Amazon CEO Jeff Bezos is buying the Washington Post for $250 million in cash. This comes just days after the Boston Globe was sold to Red Sox owner John Henry.
Six facts worth keeping clear for now (more to come, I hope).
(1) It's Jeff Bezos making the purchase. Not Amazon. Get your "did he buy it in one click?" jokes out of your system now.
(2) For now, the paper is changing hands, but not personnel. Post publisher Katharine Weymouth (the fourth generation of the Graham family to be involved in the paper) will stay on as publisher. Editor Martin Baron will stay, too. "No layoffs are contemplated as a result of the transaction among the paper's 2,000 employees," the Post reported.
(3) The Washington Post Company had been quietly shopping the paper to "a half-dozen potential suitors" before settling on Bezos.
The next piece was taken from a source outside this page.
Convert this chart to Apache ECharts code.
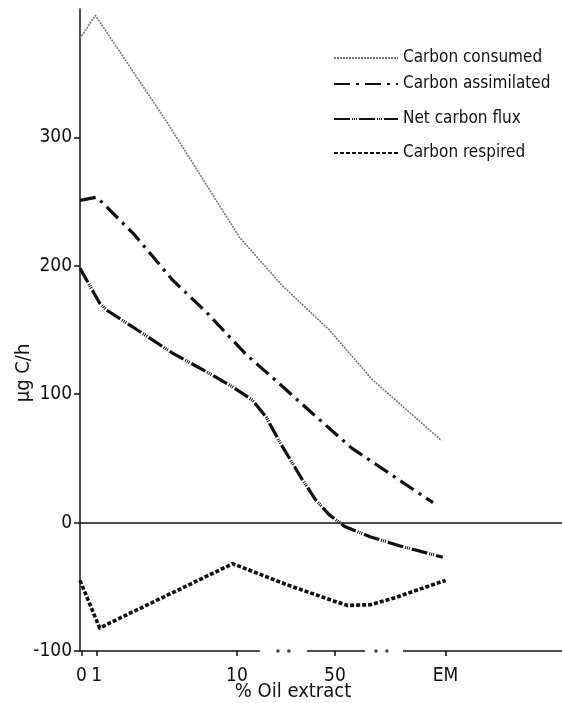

(4) Not a surprise, but: The Post acknowledged it wanted to sell the paper because revenue was falling off a cliff. Although publisher Katherine Weymouth told the New York Times that the paper was still turning a profit, all the internals have looked awfully bleak. Operating income within the company's newspaper division (which includes, but is not limited to WaPo) has fallen 44 percent in six years.
Since 2008, daily circulation fell from 673,180 to 474,767 in March this year. In May, Jordan Weissmann looked at the company's financials and determined that "the Washington Post Co. is now a healthy television company attached at the hip to a money-hemorrhaging mishmash of education and publishing businesses."
(4) The deal does not include Slate or Foreign Policy (or the WaPo Labs digital development operation or land owned by the Washington Post.)
(5) Bezos has no plan, yet. "I don't want to imply that I have a worked-out plan," he told the Post. "This will be uncharted terrain and it will require experimentation."
(6) Newspapers might provide a great service. But they're not a great business. The Post now joins other newspapers -- the LA Times, Minneapolis Star Tribune, Wall Street Journal, Boston Globe -- in the long tradition of family-owned city flagships sold off to rich guys.